Seventy percent of what athletes wore in competition contained sustainable materials such as high-performance polyesters formed from recycled water bottles. And in a recycling vice versa, Adidas partnered with Coca-Cola to make sports bottles from recycled polyester that were distributed to volunteers and sold at the games.
The outdoor outfitter Patagonia has a multipronged Common Threads Initiative that pledges to make gear that lasts with reduced energy usage, take back unfixable products, help shoppers re-home gear they no longer use with its "Worn Wear" buyback program and help its customers repair their products.
Patagonia promises to return repaired items within 10 days and to repair them for free if they're responsible or for a fair price if the problem is normal wear and tear. Patagonia shops and dealers will accept worn-out items for recycling, or they can be mailed in.
In 2012, the company famously told consumers in an eye-catching Black Friday ad in The New York Times, "Don't buy this jacket." On its website, it goes further, saying: "As a consumer, the biggest thing you can do is to not buy what you don't really need."

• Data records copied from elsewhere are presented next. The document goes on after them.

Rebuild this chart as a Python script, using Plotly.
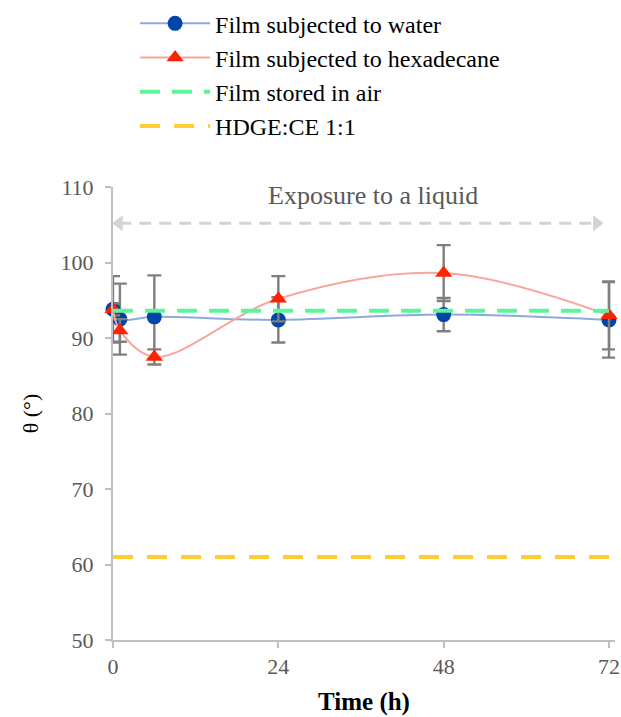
import plotly.graph_objects as go

time_h = [0, 1, 6, 24, 48, 72]
water = [93.8, 92.5, 92.8, 92.4, 93.1, 92.4]
water_err = [4.4, 4.7, 5.5, 3.0, 2.2, 5.0]
hexa = [93.8, 91.0, 87.5, 95.2, 98.6, 93.0]
hexa_err = [0.8, 1.5, 1.0, 3.0, 3.7, 4.5]
air_level = 93.6
hdge_level = 61.0
x_span = [0, 72]
arrow_y = 105.2
arrow_x = [0.9, 70.2]
arrow_text = "Exposure to a liquid"
x_ticks = [0, 24, 48, 72]
y_ticks = [50, 60, 70, 80, 90, 100, 110]

SERIF = "Liberation Serif, Times New Roman, serif"
GRAY_ERR = "#7F7F7F"

fig = go.Figure()

fig.add_trace(go.Scatter(
    x=time_h, y=water, mode="lines+markers", name="Film subjected to water",
    line=dict(color="#8EAADB", width=2, shape="spline", smoothing=1.0),
    marker=dict(symbol="circle", size=15, color="#0046AA"),
    error_y=dict(type="data", array=water_err, color=GRAY_ERR, thickness=2.4, width=7),
    cliponaxis=False,
))
fig.add_trace(go.Scatter(
    x=time_h, y=hexa, mode="lines+markers", name="Film subjected to hexadecane",
    line=dict(color="#F9A59C", width=2, shape="spline", smoothing=1.0),
    marker=dict(symbol="triangle-up", size=15, color="#FF2200"),
    error_y=dict(type="data", array=hexa_err, color=GRAY_ERR, thickness=2.4, width=7),
    cliponaxis=False,
))
fig.add_trace(go.Scatter(
    x=x_span, y=[air_level, air_level], mode="lines", name="Film stored in air",
    line=dict(color="#5CF59A", width=4, dash="20px,12px"),
))
fig.add_trace(go.Scatter(
    x=x_span, y=[hdge_level, hdge_level], mode="lines", name="HDGE:CE 1:1",
    line=dict(color="#FFCC33", width=4, dash="20px,14px"),
))
# double-headed dashed arrow
fig.add_trace(go.Scatter(
    x=arrow_x, y=[arrow_y, arrow_y], mode="lines+markers", showlegend=False,
    line=dict(color="#D3D3D3", width=3, dash="12px,8px"),
    marker=dict(symbol=["triangle-left", "triangle-right"], size=14, color="#D3D3D3"),
    hoverinfo="skip", cliponaxis=False,
))

fig.add_annotation(x=37.7, y=108.9, text=arrow_text, showarrow=False,
                   yanchor="middle", font=dict(family=SERIF, size=26, color="#595959"))

fig.update_layout(
    width=621, height=717,
    margin=dict(l=113, r=6, t=187, b=77, autoexpand=False),
    paper_bgcolor="white", plot_bgcolor="white",
    font=dict(family=SERIF, size=22, color="#595959"),
    showlegend=True,
    legend=dict(x=0.044, y=1.41, xanchor="left", yanchor="top",
                font=dict(family=SERIF, size=24, color="black"),
                traceorder="normal", itemwidth=70,
                bgcolor="rgba(0,0,0,0)"),
    xaxis=dict(range=[0, 72.87], tickvals=x_ticks, showgrid=False, zeroline=False,
               automargin=False,
               showline=True, linecolor="#BFBFBF", linewidth=2,
               ticks="outside", tickcolor="#BFBFBF", ticklen=6, tickwidth=2,
               tickfont=dict(family=SERIF, size=22, color="#595959"),
               title=dict(text="<b>Time (h)</b>", standoff=14,
                          font=dict(family=SERIF, size=25, color="black"))),
    yaxis=dict(range=[50, 110], tickvals=y_ticks, showgrid=False, zeroline=False,
               automargin=False,
               showline=True, linecolor="#BFBFBF", linewidth=2,
               ticks="outside", tickcolor="#BFBFBF", ticklen=6, tickwidth=2,
               ticklabelstandoff=7,
               tickfont=dict(family=SERIF, size=22, color="#595959"),
               title=dict(text="θ (°)", standoff=16,
                          font=dict(family=SERIF, size=22, color="black"))),
)

fig.write_html(
    "out.html",
    config={"displayModeBar": False},
    post_script="document.body.style.margin='0';document.body.style.overflow='hidden';",
)
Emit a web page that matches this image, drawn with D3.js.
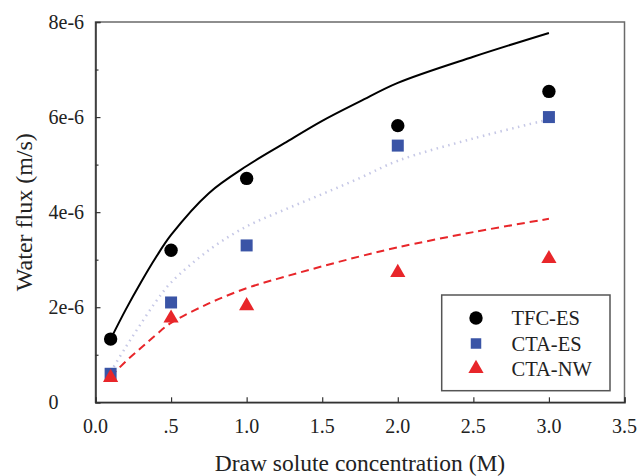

"If the 4.6 billion people using mobile phones recycled just one unused phone at the end of its life, together we will save nearly 370,000 tons of raw materials and reduce greenhouse gases to the same effect as taking 6 million cars off the road," Francis Cheong, senior sustainability manager for Southeast Asia-Pacific at Nokia, told the Malaysian newspaper The Star.
Since the late '90s, the company has encouraged mobile recycling, with a long-established and free mail-in program for its customers' old mobile devices, batteries and accessories. Nokia stores and kiosks have collected old phones for recycling as as well, and its 2011 Nokia NEWTrees program in the Southeast Asia-Pacific region planted a tree for each returned phone to sweeten the deal.
Read more about Nokia's environmental policies here.
Water has been a motif for the house of Armani, with a blue-green color used to represent it in fashion and its fragrances using "acqua" (Italian for "water") in their names. So it's fitting that in 2011, Giorgio Armani launched his Acqua for Life program, in conjunction with the Green Cross, to donate 100 liters of water to children whenever someone purchases his fragrances Acqua di Giò and Acqua di Gioia. Those who bought the fragrance could opt to double their donation online.
The project supported Smart Water for Green Schools in Ghana, where according to The New York Times, 40 percent of the rural population has no safe drinking water.
It later served communities in Bolivia and Mexico, and earlier this year, Sri Lanka, the Ivory Coast and Senegal. In these places, water systems may be compromised by rapid urban population growth, industrial pollution, global warming and natural disasters.